* begin DATA EXCERPT *
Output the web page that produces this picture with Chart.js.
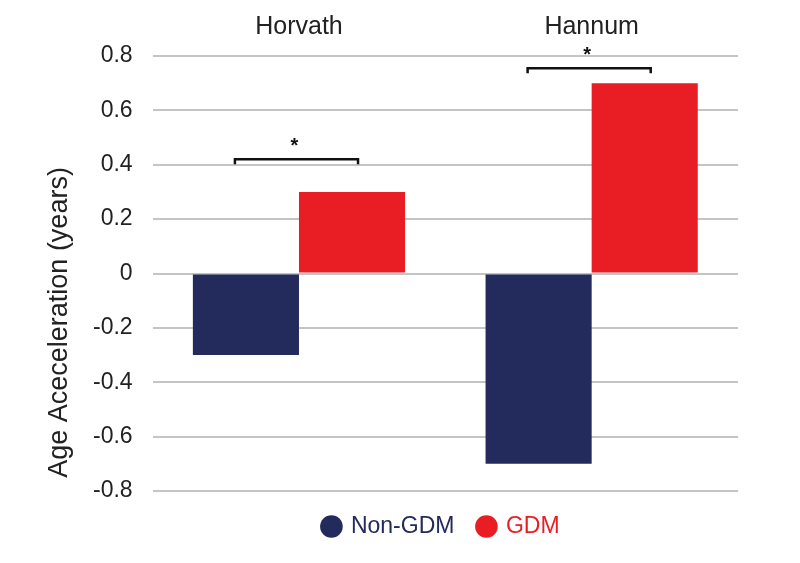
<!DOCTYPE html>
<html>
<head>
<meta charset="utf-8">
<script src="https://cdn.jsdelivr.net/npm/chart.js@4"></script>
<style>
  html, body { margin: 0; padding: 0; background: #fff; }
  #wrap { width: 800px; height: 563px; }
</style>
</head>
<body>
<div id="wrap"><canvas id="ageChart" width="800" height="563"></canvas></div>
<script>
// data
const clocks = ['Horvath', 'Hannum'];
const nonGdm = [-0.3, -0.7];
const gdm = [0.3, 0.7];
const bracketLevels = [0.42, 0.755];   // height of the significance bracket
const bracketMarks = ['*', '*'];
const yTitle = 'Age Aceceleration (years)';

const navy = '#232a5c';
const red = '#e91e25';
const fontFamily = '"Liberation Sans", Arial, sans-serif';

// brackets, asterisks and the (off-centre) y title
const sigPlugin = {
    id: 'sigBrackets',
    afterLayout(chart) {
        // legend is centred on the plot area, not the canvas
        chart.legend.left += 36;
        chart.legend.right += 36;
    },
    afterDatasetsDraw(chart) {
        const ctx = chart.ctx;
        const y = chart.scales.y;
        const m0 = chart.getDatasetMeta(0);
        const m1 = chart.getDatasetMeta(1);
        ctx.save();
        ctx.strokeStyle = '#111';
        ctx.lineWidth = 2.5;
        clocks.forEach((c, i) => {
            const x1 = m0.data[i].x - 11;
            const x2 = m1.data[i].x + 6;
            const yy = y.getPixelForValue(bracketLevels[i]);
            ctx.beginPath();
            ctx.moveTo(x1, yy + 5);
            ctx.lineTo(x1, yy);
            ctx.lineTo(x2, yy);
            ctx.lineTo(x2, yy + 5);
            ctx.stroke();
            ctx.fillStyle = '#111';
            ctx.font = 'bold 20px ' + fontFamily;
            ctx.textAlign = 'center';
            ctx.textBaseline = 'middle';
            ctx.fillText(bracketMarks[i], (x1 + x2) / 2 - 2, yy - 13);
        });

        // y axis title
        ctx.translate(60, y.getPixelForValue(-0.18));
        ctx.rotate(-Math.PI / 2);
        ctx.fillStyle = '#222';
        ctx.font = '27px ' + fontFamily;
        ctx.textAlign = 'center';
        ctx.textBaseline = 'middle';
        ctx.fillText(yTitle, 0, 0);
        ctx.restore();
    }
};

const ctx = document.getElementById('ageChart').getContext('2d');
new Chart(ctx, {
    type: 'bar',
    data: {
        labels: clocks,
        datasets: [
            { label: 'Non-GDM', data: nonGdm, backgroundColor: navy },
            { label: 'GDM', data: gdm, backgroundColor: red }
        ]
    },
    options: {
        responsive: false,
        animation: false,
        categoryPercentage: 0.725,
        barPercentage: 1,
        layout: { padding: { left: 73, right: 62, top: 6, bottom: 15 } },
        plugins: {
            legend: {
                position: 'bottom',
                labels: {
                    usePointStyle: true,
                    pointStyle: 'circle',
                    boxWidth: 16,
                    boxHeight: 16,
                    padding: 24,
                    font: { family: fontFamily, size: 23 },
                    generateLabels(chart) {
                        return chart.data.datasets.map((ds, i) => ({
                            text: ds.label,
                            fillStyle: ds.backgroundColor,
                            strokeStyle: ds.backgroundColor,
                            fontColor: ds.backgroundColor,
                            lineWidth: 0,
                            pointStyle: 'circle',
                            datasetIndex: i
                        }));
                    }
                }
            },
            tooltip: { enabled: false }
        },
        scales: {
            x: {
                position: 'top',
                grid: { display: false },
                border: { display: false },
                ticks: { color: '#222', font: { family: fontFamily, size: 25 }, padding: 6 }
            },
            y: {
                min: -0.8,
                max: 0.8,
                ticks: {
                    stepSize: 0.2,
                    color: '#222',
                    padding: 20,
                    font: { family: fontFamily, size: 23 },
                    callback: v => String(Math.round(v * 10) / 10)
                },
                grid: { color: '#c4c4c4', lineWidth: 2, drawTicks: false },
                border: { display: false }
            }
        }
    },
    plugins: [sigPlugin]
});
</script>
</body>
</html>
* end DATA EXCERPT *
• [EXERCISE AIM]
Set the pictures aside and transcribe the data above exactly.

• [EXERCISE SOLUTION]
Output the web page that produces this picture with Chart.js.
<!DOCTYPE html>
<html>
<head>
<meta charset="utf-8">
<script src="https://cdn.jsdelivr.net/npm/chart.js@4"></script>
<style>
  html, body { margin: 0; padding: 0; background: #fff; }
  #wrap { width: 800px; height: 563px; }
</style>
</head>
<body>
<div id="wrap"><canvas id="ageChart" width="800" height="563"></canvas></div>
<script>
// data
const clocks = ['Horvath', 'Hannum'];
const nonGdm = [-0.3, -0.7];
const gdm = [0.3, 0.7];
const bracketLevels = [0.42, 0.755];   // height of the significance bracket
const bracketMarks = ['*', '*'];
const yTitle = 'Age Aceceleration (years)';

const navy = '#232a5c';
const red = '#e91e25';
const fontFamily = '"Liberation Sans", Arial, sans-serif';

// brackets, asterisks and the (off-centre) y title
const sigPlugin = {
    id: 'sigBrackets',
    afterLayout(chart) {
        // legend is centred on the plot area, not the canvas
        chart.legend.left += 36;
        chart.legend.right += 36;
    },
    afterDatasetsDraw(chart) {
        const ctx = chart.ctx;
        const y = chart.scales.y;
        const m0 = chart.getDatasetMeta(0);
        const m1 = chart.getDatasetMeta(1);
        ctx.save();
        ctx.strokeStyle = '#111';
        ctx.lineWidth = 2.5;
        clocks.forEach((c, i) => {
            const x1 = m0.data[i].x - 11;
            const x2 = m1.data[i].x + 6;
            const yy = y.getPixelForValue(bracketLevels[i]);
            ctx.beginPath();
            ctx.moveTo(x1, yy + 5);
            ctx.lineTo(x1, yy);
            ctx.lineTo(x2, yy);
            ctx.lineTo(x2, yy + 5);
            ctx.stroke();
            ctx.fillStyle = '#111';
            ctx.font = 'bold 20px ' + fontFamily;
            ctx.textAlign = 'center';
            ctx.textBaseline = 'middle';
            ctx.fillText(bracketMarks[i], (x1 + x2) / 2 - 2, yy - 13);
        });

        // y axis title
        ctx.translate(60, y.getPixelForValue(-0.18));
        ctx.rotate(-Math.PI / 2);
        ctx.fillStyle = '#222';
        ctx.font = '27px ' + fontFamily;
        ctx.textAlign = 'center';
        ctx.textBaseline = 'middle';
        ctx.fillText(yTitle, 0, 0);
        ctx.restore();
    }
};

const ctx = document.getElementById('ageChart').getContext('2d');
new Chart(ctx, {
    type: 'bar',
    data: {
        labels: clocks,
        datasets: [
            { label: 'Non-GDM', data: nonGdm, backgroundColor: navy },
            { label: 'GDM', data: gdm, backgroundColor: red }
        ]
    },
    options: {
        responsive: false,
        animation: false,
        categoryPercentage: 0.725,
        barPercentage: 1,
        layout: { padding: { left: 73, right: 62, top: 6, bottom: 15 } },
        plugins: {
            legend: {
                position: 'bottom',
                labels: {
                    usePointStyle: true,
                    pointStyle: 'circle',
                    boxWidth: 16,
                    boxHeight: 16,
                    padding: 24,
                    font: { family: fontFamily, size: 23 },
                    generateLabels(chart) {
                        return chart.data.datasets.map((ds, i) => ({
                            text: ds.label,
                            fillStyle: ds.backgroundColor,
                            strokeStyle: ds.backgroundColor,
                            fontColor: ds.backgroundColor,
                            lineWidth: 0,
                            pointStyle: 'circle',
                            datasetIndex: i
                        }));
                    }
                }
            },
            tooltip: { enabled: false }
        },
        scales: {
            x: {
                position: 'top',
                grid: { display: false },
                border: { display: false },
                ticks: { color: '#222', font: { family: fontFamily, size: 25 }, padding: 6 }
            },
            y: {
                min: -0.8,
                max: 0.8,
                ticks: {
                    stepSize: 0.2,
                    color: '#222',
                    padding: 20,
                    font: { family: fontFamily, size: 23 },
                    callback: v => String(Math.round(v * 10) / 10)
                },
                grid: { color: '#c4c4c4', lineWidth: 2, drawTicks: false },
                border: { display: false }
            }
        }
    },
    plugins: [sigPlugin]
});
</script>
</body>
</html>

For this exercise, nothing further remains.